(Source code of charts)
- - - - -

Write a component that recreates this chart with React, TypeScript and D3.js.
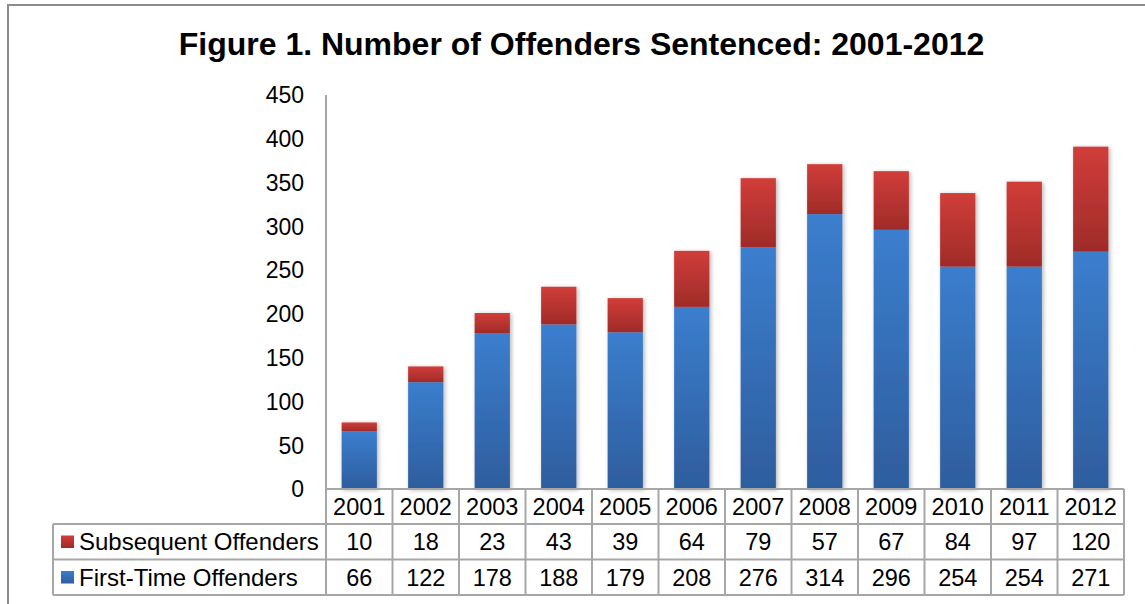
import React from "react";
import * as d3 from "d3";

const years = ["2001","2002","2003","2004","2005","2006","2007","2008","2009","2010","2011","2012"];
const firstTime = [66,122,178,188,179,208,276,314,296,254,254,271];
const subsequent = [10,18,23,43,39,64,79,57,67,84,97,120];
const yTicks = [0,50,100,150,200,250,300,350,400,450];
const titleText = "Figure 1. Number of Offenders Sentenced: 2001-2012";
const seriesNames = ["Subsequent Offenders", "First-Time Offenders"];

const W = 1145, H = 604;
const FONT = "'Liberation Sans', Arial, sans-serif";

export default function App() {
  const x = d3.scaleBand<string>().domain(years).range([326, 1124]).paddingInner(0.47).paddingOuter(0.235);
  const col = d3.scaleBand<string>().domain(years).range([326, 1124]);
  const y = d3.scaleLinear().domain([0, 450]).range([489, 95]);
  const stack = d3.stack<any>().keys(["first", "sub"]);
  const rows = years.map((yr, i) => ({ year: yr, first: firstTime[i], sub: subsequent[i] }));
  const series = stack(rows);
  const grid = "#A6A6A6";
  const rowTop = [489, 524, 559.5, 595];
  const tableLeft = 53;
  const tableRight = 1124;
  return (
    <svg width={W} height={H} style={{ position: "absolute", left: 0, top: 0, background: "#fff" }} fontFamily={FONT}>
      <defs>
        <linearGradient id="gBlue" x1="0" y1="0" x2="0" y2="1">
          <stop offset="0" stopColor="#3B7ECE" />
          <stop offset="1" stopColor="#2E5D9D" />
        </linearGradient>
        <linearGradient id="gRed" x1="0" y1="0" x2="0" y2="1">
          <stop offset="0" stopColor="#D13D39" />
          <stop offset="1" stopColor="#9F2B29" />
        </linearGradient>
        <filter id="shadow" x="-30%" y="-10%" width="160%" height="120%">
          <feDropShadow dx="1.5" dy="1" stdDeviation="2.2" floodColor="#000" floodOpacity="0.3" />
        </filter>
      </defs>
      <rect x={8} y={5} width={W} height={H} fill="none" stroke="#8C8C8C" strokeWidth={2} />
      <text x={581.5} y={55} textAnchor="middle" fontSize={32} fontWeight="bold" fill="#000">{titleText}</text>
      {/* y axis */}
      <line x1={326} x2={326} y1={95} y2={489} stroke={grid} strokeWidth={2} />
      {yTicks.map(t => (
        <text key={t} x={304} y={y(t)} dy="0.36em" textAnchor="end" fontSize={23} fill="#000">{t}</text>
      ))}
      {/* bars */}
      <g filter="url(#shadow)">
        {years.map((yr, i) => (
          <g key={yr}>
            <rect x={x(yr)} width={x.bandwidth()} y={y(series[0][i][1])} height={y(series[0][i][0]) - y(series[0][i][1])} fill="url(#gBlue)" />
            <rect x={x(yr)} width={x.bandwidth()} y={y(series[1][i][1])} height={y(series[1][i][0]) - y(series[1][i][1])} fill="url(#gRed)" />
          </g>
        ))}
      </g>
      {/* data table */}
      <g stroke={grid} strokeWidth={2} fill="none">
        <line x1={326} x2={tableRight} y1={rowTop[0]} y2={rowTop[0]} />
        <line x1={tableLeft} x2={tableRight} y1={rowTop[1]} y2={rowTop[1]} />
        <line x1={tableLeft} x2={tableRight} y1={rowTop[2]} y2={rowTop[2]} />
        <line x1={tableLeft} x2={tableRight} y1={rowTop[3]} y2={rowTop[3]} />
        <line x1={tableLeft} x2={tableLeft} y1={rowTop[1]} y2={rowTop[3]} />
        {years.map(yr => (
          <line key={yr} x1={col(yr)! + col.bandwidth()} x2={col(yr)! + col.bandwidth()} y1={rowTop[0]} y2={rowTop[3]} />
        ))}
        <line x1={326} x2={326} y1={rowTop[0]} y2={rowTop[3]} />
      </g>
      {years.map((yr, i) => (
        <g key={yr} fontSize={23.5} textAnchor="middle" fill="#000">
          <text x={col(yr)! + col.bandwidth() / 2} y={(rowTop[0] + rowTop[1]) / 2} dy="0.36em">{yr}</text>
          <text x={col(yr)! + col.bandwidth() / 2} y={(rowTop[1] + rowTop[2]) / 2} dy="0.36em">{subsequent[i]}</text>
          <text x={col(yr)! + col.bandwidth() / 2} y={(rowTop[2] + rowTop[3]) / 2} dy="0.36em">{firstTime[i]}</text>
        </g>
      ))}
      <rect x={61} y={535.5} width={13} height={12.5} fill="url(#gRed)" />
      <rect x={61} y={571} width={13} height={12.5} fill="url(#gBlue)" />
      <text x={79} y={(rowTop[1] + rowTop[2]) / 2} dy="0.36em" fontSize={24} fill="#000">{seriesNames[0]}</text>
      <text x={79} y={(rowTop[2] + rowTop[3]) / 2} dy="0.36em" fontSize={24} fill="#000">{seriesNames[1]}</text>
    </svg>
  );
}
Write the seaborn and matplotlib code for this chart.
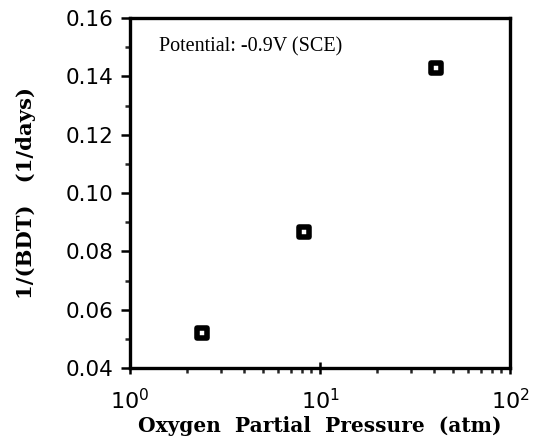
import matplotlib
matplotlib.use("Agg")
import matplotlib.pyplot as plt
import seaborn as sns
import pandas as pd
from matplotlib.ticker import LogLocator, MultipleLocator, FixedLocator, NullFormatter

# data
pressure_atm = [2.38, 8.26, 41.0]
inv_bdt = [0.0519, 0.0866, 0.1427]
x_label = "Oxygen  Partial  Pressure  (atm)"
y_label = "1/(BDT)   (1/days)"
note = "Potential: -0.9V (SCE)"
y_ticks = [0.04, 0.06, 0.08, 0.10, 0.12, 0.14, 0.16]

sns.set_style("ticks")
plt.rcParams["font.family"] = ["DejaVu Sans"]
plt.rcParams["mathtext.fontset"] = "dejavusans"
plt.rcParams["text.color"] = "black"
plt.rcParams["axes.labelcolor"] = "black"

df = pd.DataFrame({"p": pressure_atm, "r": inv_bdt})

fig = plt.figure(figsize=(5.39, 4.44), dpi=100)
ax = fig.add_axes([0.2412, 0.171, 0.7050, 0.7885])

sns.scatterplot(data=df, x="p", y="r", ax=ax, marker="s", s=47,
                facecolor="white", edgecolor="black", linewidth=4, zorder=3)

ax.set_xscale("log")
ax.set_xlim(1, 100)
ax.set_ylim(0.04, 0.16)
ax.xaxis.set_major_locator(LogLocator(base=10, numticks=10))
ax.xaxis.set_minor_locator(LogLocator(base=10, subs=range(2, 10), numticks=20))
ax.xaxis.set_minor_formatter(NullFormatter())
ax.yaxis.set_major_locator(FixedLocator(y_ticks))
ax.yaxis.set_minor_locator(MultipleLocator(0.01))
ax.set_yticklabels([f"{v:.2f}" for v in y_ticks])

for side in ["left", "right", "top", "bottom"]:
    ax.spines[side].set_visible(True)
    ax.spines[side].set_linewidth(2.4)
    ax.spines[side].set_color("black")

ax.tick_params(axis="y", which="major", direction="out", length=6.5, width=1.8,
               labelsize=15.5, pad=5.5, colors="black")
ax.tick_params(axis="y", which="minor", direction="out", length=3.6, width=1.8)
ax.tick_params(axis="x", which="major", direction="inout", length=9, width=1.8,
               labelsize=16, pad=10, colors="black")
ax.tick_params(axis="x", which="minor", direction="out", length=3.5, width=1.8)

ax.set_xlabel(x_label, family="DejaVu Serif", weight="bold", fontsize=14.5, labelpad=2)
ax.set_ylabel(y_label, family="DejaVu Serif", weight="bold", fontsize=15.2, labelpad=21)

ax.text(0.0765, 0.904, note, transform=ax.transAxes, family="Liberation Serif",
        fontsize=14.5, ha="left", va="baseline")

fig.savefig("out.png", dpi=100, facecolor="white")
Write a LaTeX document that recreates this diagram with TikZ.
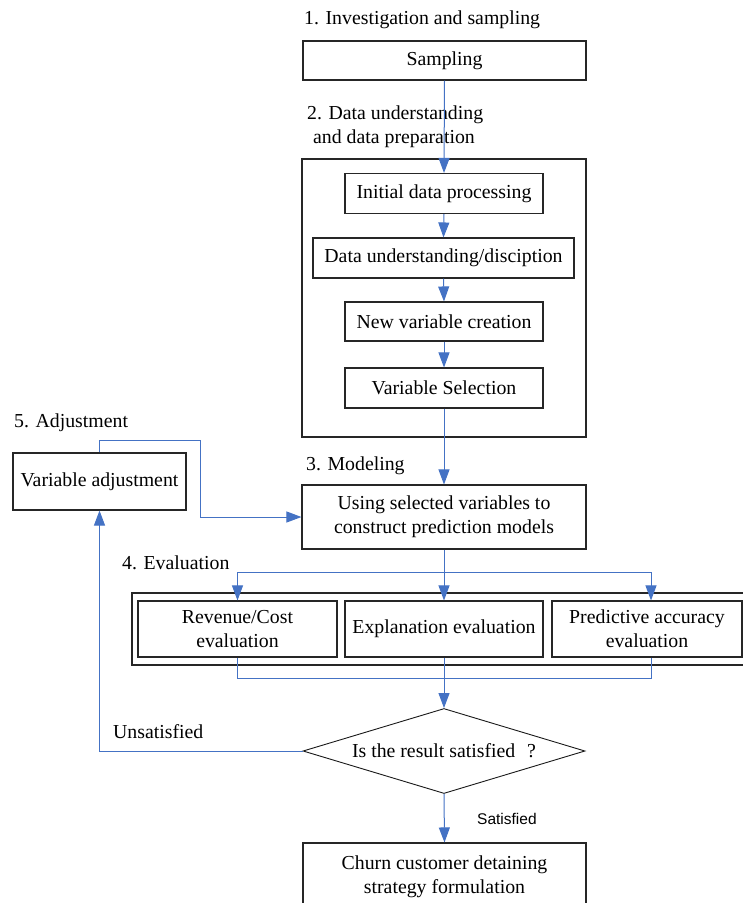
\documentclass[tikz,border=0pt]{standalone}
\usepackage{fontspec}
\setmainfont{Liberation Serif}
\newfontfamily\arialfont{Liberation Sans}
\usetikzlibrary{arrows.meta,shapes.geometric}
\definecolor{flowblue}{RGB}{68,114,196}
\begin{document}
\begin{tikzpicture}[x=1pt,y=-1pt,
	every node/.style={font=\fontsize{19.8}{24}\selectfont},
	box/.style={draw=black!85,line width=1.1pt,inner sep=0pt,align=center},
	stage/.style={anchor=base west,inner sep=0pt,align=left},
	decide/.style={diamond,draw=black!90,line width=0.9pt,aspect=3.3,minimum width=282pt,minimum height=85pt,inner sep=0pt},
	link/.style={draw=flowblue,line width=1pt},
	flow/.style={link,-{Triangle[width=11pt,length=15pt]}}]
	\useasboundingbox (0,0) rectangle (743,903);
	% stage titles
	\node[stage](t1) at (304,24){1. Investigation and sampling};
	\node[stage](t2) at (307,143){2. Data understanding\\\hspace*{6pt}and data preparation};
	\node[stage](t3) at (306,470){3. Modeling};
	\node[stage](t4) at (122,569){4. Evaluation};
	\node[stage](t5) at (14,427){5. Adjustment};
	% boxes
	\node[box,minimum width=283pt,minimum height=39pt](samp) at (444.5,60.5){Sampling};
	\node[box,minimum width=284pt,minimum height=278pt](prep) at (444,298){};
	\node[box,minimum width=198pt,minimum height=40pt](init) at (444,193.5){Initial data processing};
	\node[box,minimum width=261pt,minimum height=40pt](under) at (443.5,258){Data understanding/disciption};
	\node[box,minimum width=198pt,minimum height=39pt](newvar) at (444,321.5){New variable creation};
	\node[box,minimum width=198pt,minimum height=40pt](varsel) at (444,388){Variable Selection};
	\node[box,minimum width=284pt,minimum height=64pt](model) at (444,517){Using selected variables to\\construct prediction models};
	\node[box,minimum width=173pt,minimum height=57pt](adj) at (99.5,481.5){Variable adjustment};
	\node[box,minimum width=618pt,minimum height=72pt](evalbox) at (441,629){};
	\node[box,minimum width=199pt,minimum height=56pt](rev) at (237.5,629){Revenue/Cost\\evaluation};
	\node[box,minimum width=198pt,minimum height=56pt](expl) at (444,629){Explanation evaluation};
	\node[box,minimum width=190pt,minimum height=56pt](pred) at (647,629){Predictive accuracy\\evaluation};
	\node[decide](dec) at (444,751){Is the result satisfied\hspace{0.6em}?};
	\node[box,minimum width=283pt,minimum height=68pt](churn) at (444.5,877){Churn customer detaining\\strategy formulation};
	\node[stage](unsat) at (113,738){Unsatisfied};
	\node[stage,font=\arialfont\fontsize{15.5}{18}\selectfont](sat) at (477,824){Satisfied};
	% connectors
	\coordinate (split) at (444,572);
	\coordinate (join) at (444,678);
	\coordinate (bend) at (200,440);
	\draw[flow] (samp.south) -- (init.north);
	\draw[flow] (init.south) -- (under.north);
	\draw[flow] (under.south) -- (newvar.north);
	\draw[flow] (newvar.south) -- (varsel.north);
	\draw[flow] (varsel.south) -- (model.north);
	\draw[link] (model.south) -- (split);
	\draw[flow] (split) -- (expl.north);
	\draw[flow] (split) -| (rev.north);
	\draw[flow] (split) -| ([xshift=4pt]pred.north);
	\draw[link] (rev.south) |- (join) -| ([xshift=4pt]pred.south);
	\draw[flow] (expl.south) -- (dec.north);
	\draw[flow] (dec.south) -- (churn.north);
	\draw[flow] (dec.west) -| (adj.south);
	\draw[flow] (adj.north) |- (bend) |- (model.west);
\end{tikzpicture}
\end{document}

- - - - -

Pull out every line of the entries that includes the word "this".

Write a component that recreates this chart with React, TypeScript and D3.js.
Write the seaborn and matplotlib code for this chart.
Write a LaTeX document that recreates this diagram with TikZ.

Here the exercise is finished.